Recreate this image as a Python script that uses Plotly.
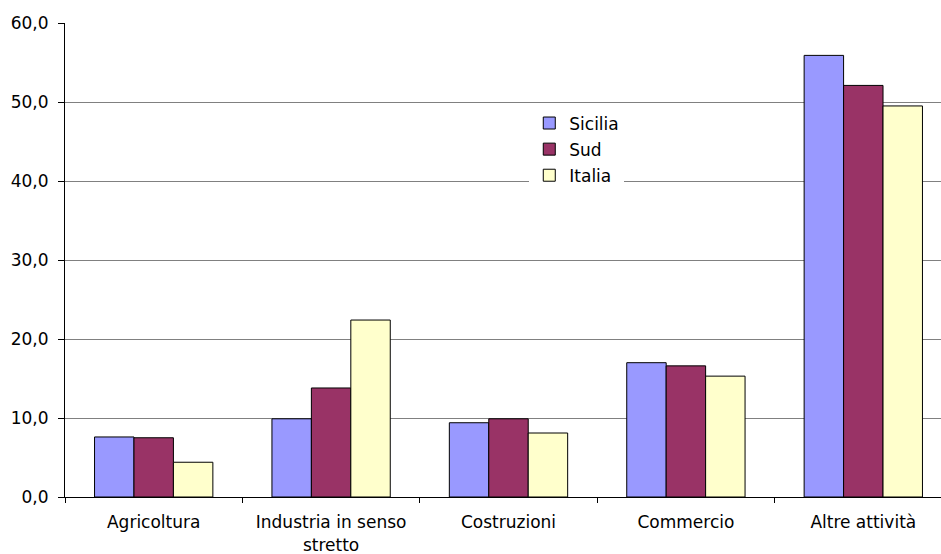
import plotly.graph_objects as go

categories = ["Agricoltura", "Industria in senso<br>stretto", "Costruzioni", "Commercio", "Altre attività"]
sicilia = [7.6, 9.9, 9.4, 17.0, 55.9]
sud = [7.5, 13.8, 9.9, 16.6, 52.1]
italia = [4.4, 22.4, 8.1, 15.3, 49.5]
series_names = ["Sicilia", "Sud", "Italia"]
colors = ["#9999FF", "#993366", "#FFFFCC"]
ytick_vals = [0, 10, 20, 30, 40, 50, 60]

fig = go.Figure()
for name, vals, col in zip(series_names, [sicilia, sud, italia], colors):
    fig.add_trace(go.Bar(
        name=name, x=categories, y=vals, legendgroup=name,
        marker=dict(color=col, line=dict(color="#000000", width=1)),
    ))

fig.update_layout(
    width=941, height=554,
    margin=dict(l=65, r=0, t=23, b=57),
    paper_bgcolor="white", plot_bgcolor="white",
    barmode="group", bargap=0.333, bargroupgap=0,
    separators=",.",
    font=dict(family="DejaVu Sans, Liberation Sans, sans-serif", size=17, color="#000000"),
    legend=dict(
        x=0.53, y=0.826, xanchor="left", yanchor="top",
        bgcolor="white", borderwidth=0,
        traceorder="grouped", tracegroupgap=1,
        font=dict(size=17),
    ),
    showlegend=True,
)
fig.update_xaxes(
    range=[-0.5, 4.438], automargin=False,
    showline=True, linecolor="#000000", linewidth=1,
    ticks="outside", tickson="boundaries", ticklen=5, tickcolor="#000000",
    showgrid=False, ticklabelstandoff=10,
)
fig.update_yaxes(
    range=[0, 60], tickvals=ytick_vals, tickformat=".1f", automargin=False,
    showline=True, linecolor="#000000", linewidth=1,
    ticks="outside", ticklen=6, tickcolor="#000000",
    showgrid=True, gridcolor="#808080", gridwidth=1,
    zeroline=False, ticklabelstandoff=6,
)
fig.write_html("out.html", config={"displayModeBar": False},
               post_script="document.body.style.margin='0px';")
——
▶ TASK STATEMENT:
Quote the material exactly. Pictures stay out.

▶ SOLUTION TO THIS EXERCISE:
Recreate this image as a Python script that uses Plotly.
import plotly.graph_objects as go

categories = ["Agricoltura", "Industria in senso<br>stretto", "Costruzioni", "Commercio", "Altre attività"]
sicilia = [7.6, 9.9, 9.4, 17.0, 55.9]
sud = [7.5, 13.8, 9.9, 16.6, 52.1]
italia = [4.4, 22.4, 8.1, 15.3, 49.5]
series_names = ["Sicilia", "Sud", "Italia"]
colors = ["#9999FF", "#993366", "#FFFFCC"]
ytick_vals = [0, 10, 20, 30, 40, 50, 60]

fig = go.Figure()
for name, vals, col in zip(series_names, [sicilia, sud, italia], colors):
    fig.add_trace(go.Bar(
        name=name, x=categories, y=vals, legendgroup=name,
        marker=dict(color=col, line=dict(color="#000000", width=1)),
    ))

fig.update_layout(
    width=941, height=554,
    margin=dict(l=65, r=0, t=23, b=57),
    paper_bgcolor="white", plot_bgcolor="white",
    barmode="group", bargap=0.333, bargroupgap=0,
    separators=",.",
    font=dict(family="DejaVu Sans, Liberation Sans, sans-serif", size=17, color="#000000"),
    legend=dict(
        x=0.53, y=0.826, xanchor="left", yanchor="top",
        bgcolor="white", borderwidth=0,
        traceorder="grouped", tracegroupgap=1,
        font=dict(size=17),
    ),
    showlegend=True,
)
fig.update_xaxes(
    range=[-0.5, 4.438], automargin=False,
    showline=True, linecolor="#000000", linewidth=1,
    ticks="outside", tickson="boundaries", ticklen=5, tickcolor="#000000",
    showgrid=False, ticklabelstandoff=10,
)
fig.update_yaxes(
    range=[0, 60], tickvals=ytick_vals, tickformat=".1f", automargin=False,
    showline=True, linecolor="#000000", linewidth=1,
    ticks="outside", ticklen=6, tickcolor="#000000",
    showgrid=True, gridcolor="#808080", gridwidth=1,
    zeroline=False, ticklabelstandoff=6,
)
fig.write_html("out.html", config={"displayModeBar": False},
               post_script="document.body.style.margin='0px';")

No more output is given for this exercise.